Written problem ▸ Your task is to copy the listing exactly, with the pictures left out.

Recorded data ▸
(begin)

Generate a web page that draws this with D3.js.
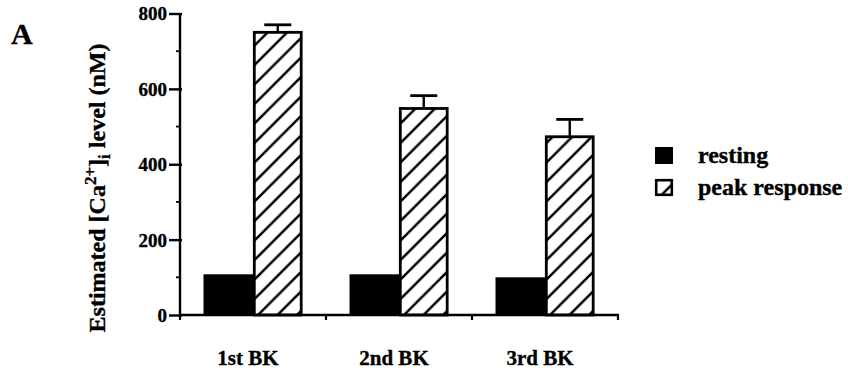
<!DOCTYPE html>
<html>
<head>
<meta charset="utf-8">
<script src="https://cdn.jsdelivr.net/npm/d3@7"></script>
<style>
  html, body { margin: 0; padding: 0; background: #fff; }
  svg { display: block; }
  text { font-family: "Liberation Serif", "Times New Roman", serif; font-weight: bold; fill: #000; stroke: #000; stroke-width: 0.35px; }
</style>
</head>
<body>
<svg id="chart" width="848" height="373"></svg>
<script>
// Stimulation rounds (x categories)
const categories = ["1st BK", "2nd BK", "3rd BK"];
// Series shown in each group
const seriesNames = ["resting", "peak response"];
// Mean [Ca2+]i (nM)
const restingValues = [108, 108, 100];
const peakValues = [750, 548, 473];
// Upper error (SEM) for the peak response bars
const peakErrors = [20, 34, 46];
// Y axis ticks
const yTicks = [0, 200, 400, 600, 800];
const yMinorTicks = [100, 300, 500, 700];

const svg = d3.select("#chart");

// Diagonal hatch used for the peak response bars
const defs = svg.append("defs");
const hatch = defs.append("pattern")
  .attr("id", "hatch")
  .attr("patternUnits", "userSpaceOnUse")
  .attr("width", 19.5).attr("height", 19.5)
  .attr("x", 0).attr("y", 3);
hatch.append("path")
  .attr("d", "M-2,21.5 L21.5,-2 M-6,6 L6,-6 M13.5,25.5 L25.5,13.5")
  .attr("stroke", "#000").attr("stroke-width", 2.5).attr("fill", "none");

const x = d3.scaleBand().domain(categories).range([180, 618]).paddingInner(0).paddingOuter(0);
const xSub = d3.scaleBand().domain(seriesNames).range([0, x.bandwidth()]).paddingInner(0).paddingOuter(0.475);
const y = d3.scaleLinear().domain([0, 800]).range([315, 13.5]);

const rows = categories.map((c, i) => ({
  cat: c, resting: restingValues[i], peak: peakValues[i], err: peakErrors[i]
}));

const groups = svg.append("g").selectAll("g")
  .data(rows).join("g")
  .attr("transform", d => `translate(${x(d.cat)},0)`);

// Resting bars (solid black)
groups.append("rect")
  .attr("x", xSub("resting"))
  .attr("y", d => y(d.resting))
  .attr("width", xSub.bandwidth())
  .attr("height", d => y(0) - y(d.resting))
  .attr("fill", "#000");

// Error bars above the peak bars
groups.append("line")
  .attr("x1", xSub("peak response") + xSub.bandwidth() / 2)
  .attr("x2", xSub("peak response") + xSub.bandwidth() / 2)
  .attr("y1", d => y(d.peak))
  .attr("y2", d => y(d.peak + d.err))
  .attr("stroke", "#000").attr("stroke-width", 2.4);
groups.append("line")
  .attr("x1", xSub("peak response") + xSub.bandwidth() / 2 - 13.5)
  .attr("x2", xSub("peak response") + xSub.bandwidth() / 2 + 13.5)
  .attr("y1", d => y(d.peak + d.err))
  .attr("y2", d => y(d.peak + d.err))
  .attr("stroke", "#000").attr("stroke-width", 2.8);

// Peak response bars (hatched, outlined)
groups.append("rect")
  .attr("x", xSub("peak response") + 1.3)
  .attr("y", d => y(d.peak))
  .attr("width", xSub.bandwidth() - 2.6)
  .attr("height", d => y(0) - y(d.peak))
  .attr("fill", "url(#hatch)")
  .attr("stroke", "#000").attr("stroke-width", 2.8);

// Y axis with major and minor ticks
const yAxis = svg.append("g")
  .attr("transform", "translate(180,0)")
  .call(d3.axisLeft(y).tickValues(yTicks).tickSize(11).tickPadding(2).tickFormat(d3.format("d")));
yAxis.select(".domain").attr("d", `M0,${y(800)}V${y(0)}`).attr("stroke-width", 2.4);
yAxis.selectAll(".tick line").attr("stroke-width", 2.4).attr("x2", -11).attr("x1", 2);
yAxis.selectAll(".tick text")
  .style("font-size", "19px").attr("dy", "0.34em");
svg.append("g").attr("transform", "translate(180,0)")
  .selectAll("line").data(yMinorTicks).join("line")
  .attr("x1", -4).attr("x2", 0)
  .attr("y1", d => y(d)).attr("y2", d => y(d))
  .attr("stroke", "#000").attr("stroke-width", 1.8);

// X axis: baseline with boundary ticks, labels below
const xAxis = svg.append("g").attr("transform", `translate(0,${y(0)})`);
xAxis.append("line")
  .attr("x1", 180).attr("x2", 619).attr("y1", 0).attr("y2", 0)
  .attr("stroke", "#000").attr("stroke-width", 2.6);
const bounds = categories.map(c => x(c)).concat([x(categories[categories.length - 1]) + x.bandwidth()]);
xAxis.selectAll("line.b").data(bounds).join("line").attr("class", "b")
  .attr("x1", d => d).attr("x2", d => d).attr("y1", 0).attr("y2", 5)
  .attr("stroke", "#000").attr("stroke-width", 2.2);
xAxis.selectAll("text").data(categories).join("text")
  .attr("x", d => x(d) + x.bandwidth() / 2 - 5)
  .attr("y", 50)
  .attr("text-anchor", "middle")
  .style("font-size", "21px")
  .text(d => d);

// Y axis title
const yTitle = svg.append("text")
  .attr("transform", "translate(105,188) rotate(-90)")
  .attr("text-anchor", "middle")
  .style("font-size", "24px");
yTitle.append("tspan").text("Estimated [Ca");
yTitle.append("tspan").attr("dy", -9).style("font-size", "17px").text("2+");
yTitle.append("tspan").attr("dy", 9).text("]");
yTitle.append("tspan").attr("dy", 5).style("font-size", "17px").text("i");
yTitle.append("tspan").attr("dy", -5).text(" level (nM)");

// Panel letter
svg.append("text").attr("x", 11).attr("y", 44).style("font-size", "30px").text("A");

// Legend
const legend = svg.append("g");
const legendRows = [
  { name: seriesNames[0], fill: "#000", stroke: "none" },
  { name: seriesNames[1], fill: "url(#hatch)", stroke: "#000" }
];
const lg = legend.selectAll("g").data(legendRows).join("g")
  .attr("transform", (d, i) => `translate(655,${147 + i * 32})`);
lg.append("rect")
  .attr("x", d => d.stroke === "none" ? 0 : 1.2)
  .attr("y", d => d.stroke === "none" ? 0 : 1.2)
  .attr("width", d => d.stroke === "none" ? 18 : 15.6)
  .attr("height", d => d.stroke === "none" ? 17 : 14.6)
  .attr("fill", d => d.fill).attr("stroke", d => d.stroke).attr("stroke-width", 2.6);
lg.append("text").attr("x", 43).attr("y", 16)
  .style("font-size", "24px")
  .text(d => d.name);
</script>
</body>
</html>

(end)

Right answer ▸
Generate a web page that draws this with D3.js.
<!DOCTYPE html>
<html>
<head>
<meta charset="utf-8">
<script src="https://cdn.jsdelivr.net/npm/d3@7"></script>
<style>
  html, body { margin: 0; padding: 0; background: #fff; }
  svg { display: block; }
  text { font-family: "Liberation Serif", "Times New Roman", serif; font-weight: bold; fill: #000; stroke: #000; stroke-width: 0.35px; }
</style>
</head>
<body>
<svg id="chart" width="848" height="373"></svg>
<script>
// Stimulation rounds (x categories)
const categories = ["1st BK", "2nd BK", "3rd BK"];
// Series shown in each group
const seriesNames = ["resting", "peak response"];
// Mean [Ca2+]i (nM)
const restingValues = [108, 108, 100];
const peakValues = [750, 548, 473];
// Upper error (SEM) for the peak response bars
const peakErrors = [20, 34, 46];
// Y axis ticks
const yTicks = [0, 200, 400, 600, 800];
const yMinorTicks = [100, 300, 500, 700];

const svg = d3.select("#chart");

// Diagonal hatch used for the peak response bars
const defs = svg.append("defs");
const hatch = defs.append("pattern")
  .attr("id", "hatch")
  .attr("patternUnits", "userSpaceOnUse")
  .attr("width", 19.5).attr("height", 19.5)
  .attr("x", 0).attr("y", 3);
hatch.append("path")
  .attr("d", "M-2,21.5 L21.5,-2 M-6,6 L6,-6 M13.5,25.5 L25.5,13.5")
  .attr("stroke", "#000").attr("stroke-width", 2.5).attr("fill", "none");

const x = d3.scaleBand().domain(categories).range([180, 618]).paddingInner(0).paddingOuter(0);
const xSub = d3.scaleBand().domain(seriesNames).range([0, x.bandwidth()]).paddingInner(0).paddingOuter(0.475);
const y = d3.scaleLinear().domain([0, 800]).range([315, 13.5]);

const rows = categories.map((c, i) => ({
  cat: c, resting: restingValues[i], peak: peakValues[i], err: peakErrors[i]
}));

const groups = svg.append("g").selectAll("g")
  .data(rows).join("g")
  .attr("transform", d => `translate(${x(d.cat)},0)`);

// Resting bars (solid black)
groups.append("rect")
  .attr("x", xSub("resting"))
  .attr("y", d => y(d.resting))
  .attr("width", xSub.bandwidth())
  .attr("height", d => y(0) - y(d.resting))
  .attr("fill", "#000");

// Error bars above the peak bars
groups.append("line")
  .attr("x1", xSub("peak response") + xSub.bandwidth() / 2)
  .attr("x2", xSub("peak response") + xSub.bandwidth() / 2)
  .attr("y1", d => y(d.peak))
  .attr("y2", d => y(d.peak + d.err))
  .attr("stroke", "#000").attr("stroke-width", 2.4);
groups.append("line")
  .attr("x1", xSub("peak response") + xSub.bandwidth() / 2 - 13.5)
  .attr("x2", xSub("peak response") + xSub.bandwidth() / 2 + 13.5)
  .attr("y1", d => y(d.peak + d.err))
  .attr("y2", d => y(d.peak + d.err))
  .attr("stroke", "#000").attr("stroke-width", 2.8);

// Peak response bars (hatched, outlined)
groups.append("rect")
  .attr("x", xSub("peak response") + 1.3)
  .attr("y", d => y(d.peak))
  .attr("width", xSub.bandwidth() - 2.6)
  .attr("height", d => y(0) - y(d.peak))
  .attr("fill", "url(#hatch)")
  .attr("stroke", "#000").attr("stroke-width", 2.8);

// Y axis with major and minor ticks
const yAxis = svg.append("g")
  .attr("transform", "translate(180,0)")
  .call(d3.axisLeft(y).tickValues(yTicks).tickSize(11).tickPadding(2).tickFormat(d3.format("d")));
yAxis.select(".domain").attr("d", `M0,${y(800)}V${y(0)}`).attr("stroke-width", 2.4);
yAxis.selectAll(".tick line").attr("stroke-width", 2.4).attr("x2", -11).attr("x1", 2);
yAxis.selectAll(".tick text")
  .style("font-size", "19px").attr("dy", "0.34em");
svg.append("g").attr("transform", "translate(180,0)")
  .selectAll("line").data(yMinorTicks).join("line")
  .attr("x1", -4).attr("x2", 0)
  .attr("y1", d => y(d)).attr("y2", d => y(d))
  .attr("stroke", "#000").attr("stroke-width", 1.8);

// X axis: baseline with boundary ticks, labels below
const xAxis = svg.append("g").attr("transform", `translate(0,${y(0)})`);
xAxis.append("line")
  .attr("x1", 180).attr("x2", 619).attr("y1", 0).attr("y2", 0)
  .attr("stroke", "#000").attr("stroke-width", 2.6);
const bounds = categories.map(c => x(c)).concat([x(categories[categories.length - 1]) + x.bandwidth()]);
xAxis.selectAll("line.b").data(bounds).join("line").attr("class", "b")
  .attr("x1", d => d).attr("x2", d => d).attr("y1", 0).attr("y2", 5)
  .attr("stroke", "#000").attr("stroke-width", 2.2);
xAxis.selectAll("text").data(categories).join("text")
  .attr("x", d => x(d) + x.bandwidth() / 2 - 5)
  .attr("y", 50)
  .attr("text-anchor", "middle")
  .style("font-size", "21px")
  .text(d => d);

// Y axis title
const yTitle = svg.append("text")
  .attr("transform", "translate(105,188) rotate(-90)")
  .attr("text-anchor", "middle")
  .style("font-size", "24px");
yTitle.append("tspan").text("Estimated [Ca");
yTitle.append("tspan").attr("dy", -9).style("font-size", "17px").text("2+");
yTitle.append("tspan").attr("dy", 9).text("]");
yTitle.append("tspan").attr("dy", 5).style("font-size", "17px").text("i");
yTitle.append("tspan").attr("dy", -5).text(" level (nM)");

// Panel letter
svg.append("text").attr("x", 11).attr("y", 44).style("font-size", "30px").text("A");

// Legend
const legend = svg.append("g");
const legendRows = [
  { name: seriesNames[0], fill: "#000", stroke: "none" },
  { name: seriesNames[1], fill: "url(#hatch)", stroke: "#000" }
];
const lg = legend.selectAll("g").data(legendRows).join("g")
  .attr("transform", (d, i) => `translate(655,${147 + i * 32})`);
lg.append("rect")
  .attr("x", d => d.stroke === "none" ? 0 : 1.2)
  .attr("y", d => d.stroke === "none" ? 0 : 1.2)
  .attr("width", d => d.stroke === "none" ? 18 : 15.6)
  .attr("height", d => d.stroke === "none" ? 17 : 14.6)
  .attr("fill", d => d.fill).attr("stroke", d => d.stroke).attr("stroke-width", 2.6);
lg.append("text").attr("x", 43).attr("y", 16)
  .style("font-size", "24px")
  .text(d => d.name);
</script>
</body>
</html>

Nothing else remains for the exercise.